Miniaturized Radiometer for an Ice Giants mission for haze and cloud characterization

Uranus and Neptune, the Ice Giants, are the unique planets in the Solar System that have not received a dedicated mission. However, studying these planets is crucial for understanding the formation and evolution of our planetary system and the outer systems, for which the ice planet systems are very common.

Our current knowledge comes from Earth and space telescope limited observations and from the brief encounter with the Voyager 2 spacecraft almost three decades ago. The recent decadal survey [1] has established a flag mission to Uranus as the following strategic priority for the Nasa exploration program (apart from the ongoing missions to Mars and Europa). From ESA’s perspective, the outcomes from the Voyage 2050 [2] are also in alignment, recommending the agency’s participation in a future mission in a collaboration framework, as established in previous successful partnerships like Cassini-Huygens.

Several reference missions have been proposed during the last decade [3-4], most of them suggesting an orbiter plus a descent probe configuration. For the orbiter, the scientific priorities should be to study the planet's bulk composition and internal structure, magnetic field, atmosphere circulation, rings, and satellite system. In the case of the descent probe, its primary mission should be to obtain the atmospheric noble gas abundances, noble gas isotope ratios, and the thermal structure of the atmosphere using a mass spectrometer and a meteorological package.

Understanding the thermal structure and dynamics of Uranus’ atmosphere requires studying the vertically distributed aerosols (hazes and clouds) and their microphysical and scattering properties. Indeed, aerosols affect the absorption and reflection of solar radiation, directly affecting the energy balance that drives the planet. In this work we present a lightweight radiometer, as a part of the descending probe, dedicated to studying Uranus’s aerosols. The principle of measurement is based on the vertical variation of the solar radiance at different wavelengths and geometries of observations as the probe falls using photodetectors, field-of-view masks, and interferential filters. From these observations, information on the vertical structure of clouds and hazes, particle size, or scattering properties could be derived.

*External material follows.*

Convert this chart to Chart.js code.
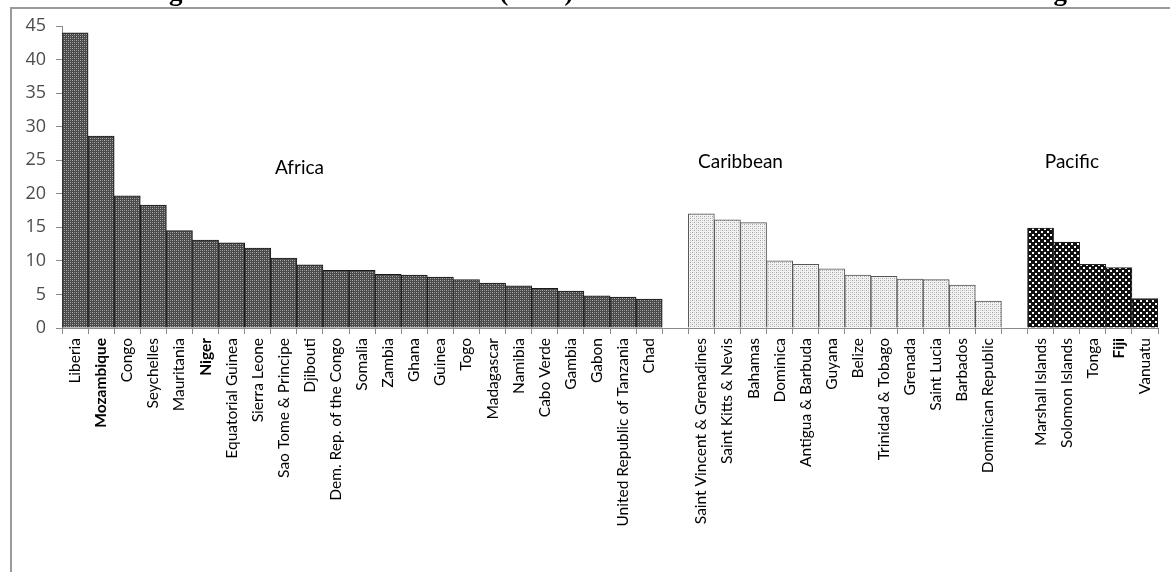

The radiometer takes its heritage from previous missions for Mars exploration [7-9] where its technology has demonstrated its endurance for extreme environments of operation, using limited resources in terms of power consumption, mass and volume footprints, and data budget. These characteristics make this instrument a valuable complementary probe’s payload for studying Uranus’ atmosphere with a high scientific return.

 

[1] Origins, Worlds, and Life: A Decadal Strategy for Planetary Science and Astrobiology 2023-2032.  [2] Linda J. Tacconi, Christopher S. Arridge, et al, Voyage2050 Final recommendations from the Voyage 2050 Senior Committee. [3] Christopher S. Arridge, et al.. 2012. [4] Sushil K.AtreyaaMark, et al.,2019 [5] Ian J. Cohen et al 2022 P [6] Athul Pradeepkumar Girija.  2023 [7] I. Arruego et al. 2017. [8] Apestigue, V. et al 2022 [9] Pérez-Izquierdo, J., Sebastián et al, 2016.